Batman, le spese pazze e il Leviatano

Dal “Caso Batman”, alias Franco Fioriti, emerge il solito inquietante quadro di un sistema politico devastato e assoluamente incapace di autocorreggersi. Un sistema politico avvitato su se stesso la cui ultima spiaggia sembra quella di trovare nell’imputato di turno, in questo caso l’ex capogruppo del Pdl alla Regione Lazio, un comodo capro espiatorio su cui scaricare tutta la responsabilità di un sistema criminogeno che va ben al di là delle presunte spese pazze avvenute nell’ambito del Consiglio regionale. Un sistema criminogeno che si chiama democrazia del consenso e che si fonda in gran parte nell’uso indiscriminato e irresponsabile  di sempre maggiori risorse appartenenti alla collettività. 

Attualmente la mano pubblica in Italia spende circa 830 miliardi di euro all’anno, qualcosa come il 55% di una ricchezza, peraltro, in forte contrazione. Ciò determina a tutti i livelli amministrativi un enorme fiume di danaro da gestire da parte della sfera politico-burocratica. 

Ebbene, mi sembra evidente che, dovendo spendere questa gigantesca quantità di soldi altrui, chi si trova nelle varie stanze dei bottoni cerchi in tutti i modi possibili, spesso col timbro di una leggina compiacente, di ritagliarsi una sempre più ampia fetta di risorse per i propri “vizietti”. È assolutamente nell’ordine delle cose che organismi elettivi, privi di alcun vincolo costituzionale nelle spese, possano stabilire per decreto qualunque forma di sperpero, tanto a proprio vantaggio che a quello dei relativi elettori e clientele. Proprio in merito alla vicenda in oggetto, il cittadino comune ha scoperto che in Italia gli organi di rappresentanza democratica utilizzano un meccanismo piuttosto opaco, detto “manovra d’aula”, con cui al momento del bilancio destinano ai gruppi ed ai singoli membri dell’assemblea una consistente quota di risorse in modo quasi informale, senza alcuna specifica disposizione di legge. Ma molti altri sono i meccanismi, più o meno surrettizi, con i quali chi fa politica per professione riesce far quadrare, per così dire, i suoi già grassi bilanci. 

Ed è, pertanto, evidente che ci troviamo di fronte non a casi singoli di ordinaria ruberia, bensì ad un sistema che è andato incancrenendosi nel tempo e la cui cura e guarigione appaiono molto ardue, soprattutto per la difficile comprensione delle cause radicali che si trovano alla base del dissesto. 

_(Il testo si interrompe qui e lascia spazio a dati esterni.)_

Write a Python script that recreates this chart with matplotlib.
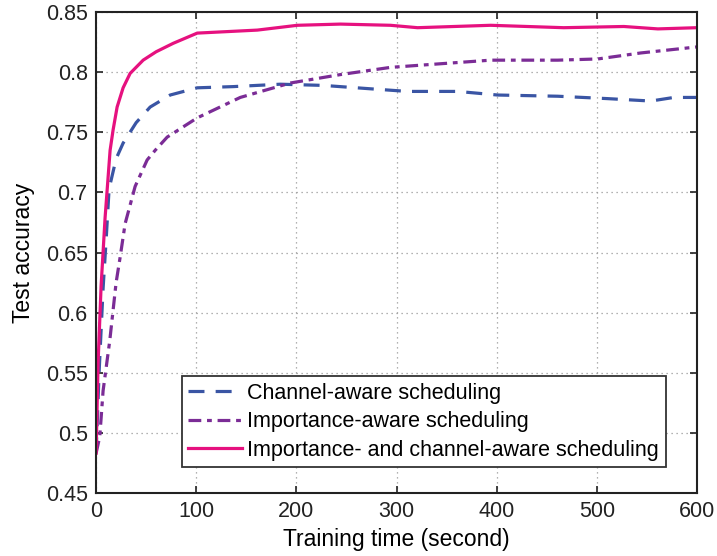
"""Test accuracy vs. training time for three scheduling schemes."""

import matplotlib.pyplot as plt

# Data
CHANNEL_T = [0, 3, 7, 10, 13, 20, 27, 40, 54, 74, 101, 137, 184, 227, 277,
             311, 361, 401, 461, 511, 554, 577, 600]
CHANNEL_ACC = [0.483, 0.55, 0.62, 0.66, 0.703, 0.728, 0.741, 0.758, 0.771,
               0.781, 0.787, 0.788, 0.790, 0.789, 0.786, 0.784, 0.784, 0.781,
               0.780, 0.778, 0.776, 0.779, 0.779]

IMPORTANCE_T = [0, 3.7, 7, 13.7, 20, 24, 29, 39, 51, 59, 71, 101, 144, 194,
                244, 294, 327, 394, 461, 501, 544, 600]
IMPORTANCE_ACC = [0.483, 0.497, 0.535, 0.577, 0.625, 0.646, 0.674, 0.705,
                  0.727, 0.735, 0.746, 0.762, 0.779, 0.791, 0.798, 0.804,
                  0.806, 0.810, 0.810, 0.811, 0.816, 0.821]

JOINT_T = [0, 2, 5, 9, 14, 17, 21, 27, 34, 47, 60, 77, 101, 161, 201, 244,
           294, 321, 394, 467, 527, 561, 600]
JOINT_ACC = [0.483, 0.558, 0.622, 0.679, 0.735, 0.752, 0.771, 0.787, 0.799,
             0.810, 0.817, 0.824, 0.8325, 0.835, 0.839, 0.840, 0.839, 0.837,
             0.839, 0.837, 0.838, 0.836, 0.837]

LABELS = [
    "Channel-aware scheduling",
    "Importance-aware scheduling",
    "Importance- and channel-aware scheduling",
]

X_TICKS = [0, 100, 200, 300, 400, 500, 600]
Y_TICKS = [0.45, 0.5, 0.55, 0.6, 0.65, 0.7, 0.75, 0.8, 0.85]
Y_TICK_LABELS = ["0.45", "0.5", "0.55", "0.6", "0.65", "0.7", "0.75", "0.8", "0.85"]

plt.rcParams.update(
    {
        "font.family": ["Liberation Sans", "DejaVu Sans"],
        "font.size": 15,
    }
)


def main() -> None:
    fig = plt.figure(figsize=(7.17, 5.56), dpi=100)
    ax = fig.add_axes([0.134, 0.1133, 0.838, 0.865])

    ax.plot(CHANNEL_T, CHANNEL_ACC, color="#3A55A4", linewidth=2.3,
            dashes=(5, 3.5), label=LABELS[0])
    ax.plot(IMPORTANCE_T, IMPORTANCE_ACC, color="#7B2C96", linewidth=2.3,
            dashes=(4, 1.8, 1.5, 1.8), label=LABELS[1])
    ax.plot(JOINT_T, JOINT_ACC, color="#E6117F", linewidth=2.3,
            label=LABELS[2])

    ax.set_xlim(0, 600)
    ax.set_ylim(0.45, 0.85)
    ax.set_xticks(X_TICKS)
    ax.set_yticks(Y_TICKS)
    ax.set_yticklabels(Y_TICK_LABELS)
    ax.tick_params(direction="in", top=True, right=True, length=5,
                   width=1.2, labelsize=15.5, pad=6, colors="#222222")
    for spine in ax.spines.values():
        spine.set_linewidth(1.5)
        spine.set_color("#222222")

    ax.grid(True, linestyle=(0, (1, 3)), color="#999999", linewidth=0.9)
    ax.set_axisbelow(True)

    ax.set_xlabel("Training time (second)", fontsize=16.5, labelpad=4)
    ax.set_ylabel("Test accuracy", fontsize=16.5, labelpad=8)

    leg = ax.legend(loc="lower right", bbox_to_anchor=(0.948, 0.054),
                    fontsize=15.5, handlelength=2.5, handletextpad=0.25,
                    labelspacing=0.35, borderpad=0.3, borderaxespad=0.0,
                    fancybox=False, framealpha=1.0, edgecolor="#333333")
    leg.get_frame().set_linewidth(1.3)

    fig.savefig("out.png", dpi=100)
    plt.close(fig)


if __name__ == "__main__":
    main()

A questo proposito, soprattutto negli ambienti della sinistra e del crescente giacobinismo di protesta, continua ad essere propagandata l’idea, a mio avviso del tutto delirante, di sostituire in blocco l’attuale classe politica con una nuova genia di amministratori onesti e totalmente dediti al bene comune. Come se ciò potesse essere realizzato a tavolino, semplicemente convocando intorno ad una “nuovo” o rinnovato movimento o partito un consorzio di individui a prova di corruzione. A tale proposito sono decenni che il nostro tragicomico teatrino della politica è ingombro di personaggi che proclamano di appartenere al cosiddetto partito degli onesti, senza che questo abbia prodotto alcun beneficio sul piano della moraltà pubblica, anzi. C’è addirittura chi pensa di risolvere la questione attraverso l’estensione a tutti i partiti della pagliacciata delle primarie. Come se, al pari del consenso elettorale acquisito attraverso la spesa pubblica, non fosse poi possibile fare altrettanto in tale forma di selezione dei quadri politici. 

Non è con i marchingegni  e le alchimie che possiamo pensare di contrastare il dilagante utilizzo per fini personali che la classe politica fa dei nostri soldi. L’unico modo per ridurne di sprechi è solo quello di limitarne l’uso dei quattrini, secondo il principio sacrosanto dell’occasione che fa l’uomo ladro. Solo abbattendo drasticamente il numero delle competenze pubbliche,  degli uomini che se occupano e dei relativi fondi a disposizione è ragionevole pensare ad una attenuazione del fenomeno in oggetto. 

In sostanza la solita ricetta liberale, da sempre tradita in Italia, che vuole meno Stato, meno spesa pubblica e meno burocrazia. Altrimenti, lasciando in piedi l’attuale mostruoso leviatano, continueremo per molti anni ancora ad indignarci per qualcosa che è, ahinoi, assolutamente inscritta nel sistema.